TO DO |
Extract all lines from the data beneath that include the word "this".

DATASET ENTRIES |
######

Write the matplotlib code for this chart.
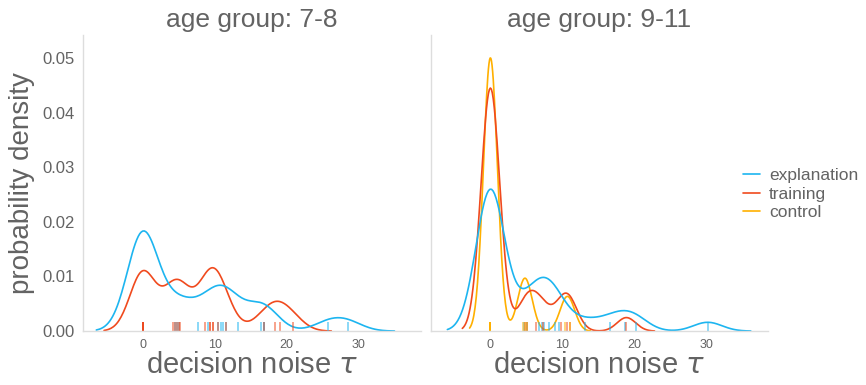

######

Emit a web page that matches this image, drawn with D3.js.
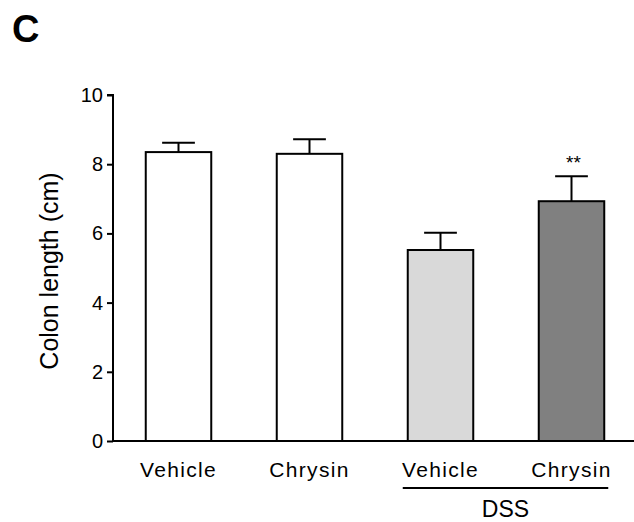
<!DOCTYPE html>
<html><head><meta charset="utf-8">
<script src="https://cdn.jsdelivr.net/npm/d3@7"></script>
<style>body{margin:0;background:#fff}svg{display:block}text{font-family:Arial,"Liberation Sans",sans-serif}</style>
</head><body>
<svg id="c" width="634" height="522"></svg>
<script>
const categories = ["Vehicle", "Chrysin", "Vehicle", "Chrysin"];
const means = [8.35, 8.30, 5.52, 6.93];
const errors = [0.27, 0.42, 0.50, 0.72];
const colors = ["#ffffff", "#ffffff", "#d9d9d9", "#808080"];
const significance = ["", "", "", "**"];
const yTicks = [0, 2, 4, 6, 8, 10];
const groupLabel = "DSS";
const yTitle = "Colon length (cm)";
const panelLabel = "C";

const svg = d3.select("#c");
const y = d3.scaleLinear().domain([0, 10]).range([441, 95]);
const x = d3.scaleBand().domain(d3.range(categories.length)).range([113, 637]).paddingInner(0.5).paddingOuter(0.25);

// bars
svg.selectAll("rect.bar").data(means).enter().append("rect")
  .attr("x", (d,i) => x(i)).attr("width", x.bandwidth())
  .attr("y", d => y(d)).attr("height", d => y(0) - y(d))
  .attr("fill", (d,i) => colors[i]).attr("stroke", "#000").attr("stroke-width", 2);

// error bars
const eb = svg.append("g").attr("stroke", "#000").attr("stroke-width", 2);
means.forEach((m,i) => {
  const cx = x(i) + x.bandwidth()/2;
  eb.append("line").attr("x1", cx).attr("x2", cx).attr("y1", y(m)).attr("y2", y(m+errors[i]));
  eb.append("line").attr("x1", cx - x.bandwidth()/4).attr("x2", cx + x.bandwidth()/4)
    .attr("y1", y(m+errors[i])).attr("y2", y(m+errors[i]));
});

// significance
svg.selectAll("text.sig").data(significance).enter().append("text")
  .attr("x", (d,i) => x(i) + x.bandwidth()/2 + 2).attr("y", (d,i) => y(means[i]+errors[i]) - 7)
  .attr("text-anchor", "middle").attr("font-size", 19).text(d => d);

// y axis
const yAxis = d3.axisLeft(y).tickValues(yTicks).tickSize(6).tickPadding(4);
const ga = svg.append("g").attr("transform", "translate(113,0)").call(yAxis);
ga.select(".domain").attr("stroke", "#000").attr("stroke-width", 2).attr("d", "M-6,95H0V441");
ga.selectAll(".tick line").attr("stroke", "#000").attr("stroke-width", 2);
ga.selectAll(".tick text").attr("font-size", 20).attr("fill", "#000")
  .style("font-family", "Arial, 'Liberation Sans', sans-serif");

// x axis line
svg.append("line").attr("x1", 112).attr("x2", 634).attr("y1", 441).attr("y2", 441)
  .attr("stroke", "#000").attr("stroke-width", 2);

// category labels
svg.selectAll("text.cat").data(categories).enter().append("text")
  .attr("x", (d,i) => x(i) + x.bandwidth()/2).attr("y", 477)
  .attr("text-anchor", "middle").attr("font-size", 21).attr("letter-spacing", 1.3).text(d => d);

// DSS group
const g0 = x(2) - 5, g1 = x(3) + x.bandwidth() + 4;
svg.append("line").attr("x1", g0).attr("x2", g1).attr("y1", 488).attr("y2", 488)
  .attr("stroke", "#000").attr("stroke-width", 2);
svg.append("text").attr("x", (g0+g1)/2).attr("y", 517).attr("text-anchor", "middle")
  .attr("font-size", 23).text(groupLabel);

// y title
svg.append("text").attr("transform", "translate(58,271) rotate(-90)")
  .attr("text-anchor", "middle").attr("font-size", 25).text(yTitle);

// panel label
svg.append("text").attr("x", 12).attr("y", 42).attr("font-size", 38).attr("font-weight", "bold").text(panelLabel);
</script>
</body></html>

######

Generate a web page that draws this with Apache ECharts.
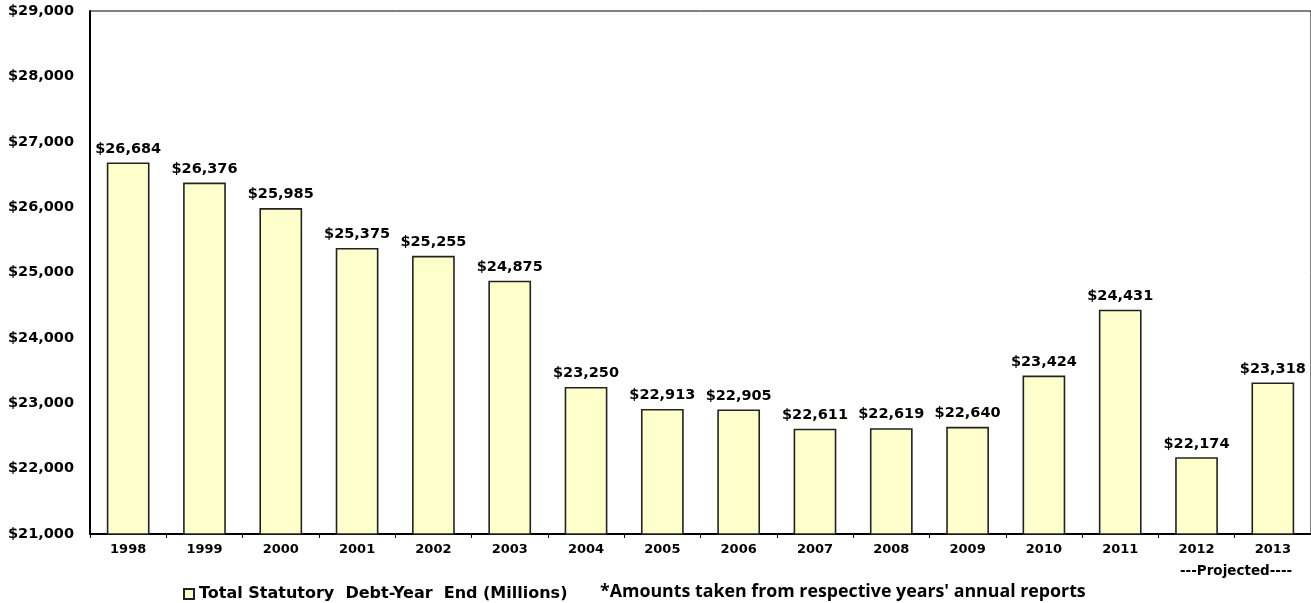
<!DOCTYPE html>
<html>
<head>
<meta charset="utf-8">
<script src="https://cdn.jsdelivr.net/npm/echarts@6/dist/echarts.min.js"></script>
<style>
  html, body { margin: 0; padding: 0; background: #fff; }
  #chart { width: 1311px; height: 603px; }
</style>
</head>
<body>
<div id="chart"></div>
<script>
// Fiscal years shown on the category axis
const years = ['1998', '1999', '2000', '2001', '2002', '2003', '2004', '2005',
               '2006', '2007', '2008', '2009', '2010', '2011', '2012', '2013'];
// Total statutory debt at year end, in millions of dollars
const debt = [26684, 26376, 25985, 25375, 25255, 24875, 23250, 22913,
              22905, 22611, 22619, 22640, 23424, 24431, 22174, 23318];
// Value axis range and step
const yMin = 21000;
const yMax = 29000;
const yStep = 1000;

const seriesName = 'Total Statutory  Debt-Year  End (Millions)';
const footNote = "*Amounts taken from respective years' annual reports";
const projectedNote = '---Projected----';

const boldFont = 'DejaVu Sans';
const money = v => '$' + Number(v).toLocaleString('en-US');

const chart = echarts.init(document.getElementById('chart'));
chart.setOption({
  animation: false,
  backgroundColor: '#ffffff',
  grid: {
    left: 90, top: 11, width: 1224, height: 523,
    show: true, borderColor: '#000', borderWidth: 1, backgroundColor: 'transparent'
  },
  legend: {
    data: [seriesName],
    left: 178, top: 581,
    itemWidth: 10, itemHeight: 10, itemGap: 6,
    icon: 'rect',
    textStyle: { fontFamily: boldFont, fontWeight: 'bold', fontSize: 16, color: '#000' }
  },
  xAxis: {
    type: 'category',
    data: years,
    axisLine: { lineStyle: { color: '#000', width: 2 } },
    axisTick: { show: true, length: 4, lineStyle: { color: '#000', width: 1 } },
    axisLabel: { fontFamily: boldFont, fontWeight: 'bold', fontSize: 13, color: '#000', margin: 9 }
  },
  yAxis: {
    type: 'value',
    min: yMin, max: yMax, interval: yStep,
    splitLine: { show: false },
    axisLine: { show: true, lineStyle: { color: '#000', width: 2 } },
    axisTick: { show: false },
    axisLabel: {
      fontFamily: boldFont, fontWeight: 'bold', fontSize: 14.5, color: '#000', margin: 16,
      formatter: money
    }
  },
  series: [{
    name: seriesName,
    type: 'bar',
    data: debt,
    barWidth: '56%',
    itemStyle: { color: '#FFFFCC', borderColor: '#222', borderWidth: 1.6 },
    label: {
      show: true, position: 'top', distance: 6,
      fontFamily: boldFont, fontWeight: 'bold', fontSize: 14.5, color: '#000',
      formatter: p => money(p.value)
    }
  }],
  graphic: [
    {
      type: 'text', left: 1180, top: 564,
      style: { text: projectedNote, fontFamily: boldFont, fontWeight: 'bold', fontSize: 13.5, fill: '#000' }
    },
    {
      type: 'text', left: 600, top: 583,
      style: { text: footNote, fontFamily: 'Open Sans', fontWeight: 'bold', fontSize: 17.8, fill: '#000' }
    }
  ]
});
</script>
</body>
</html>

######

EXPECTED ANSWER |
Write the matplotlib code for this chart.
Emit a web page that matches this image, drawn with D3.js.
Generate a web page that draws this with Apache ECharts.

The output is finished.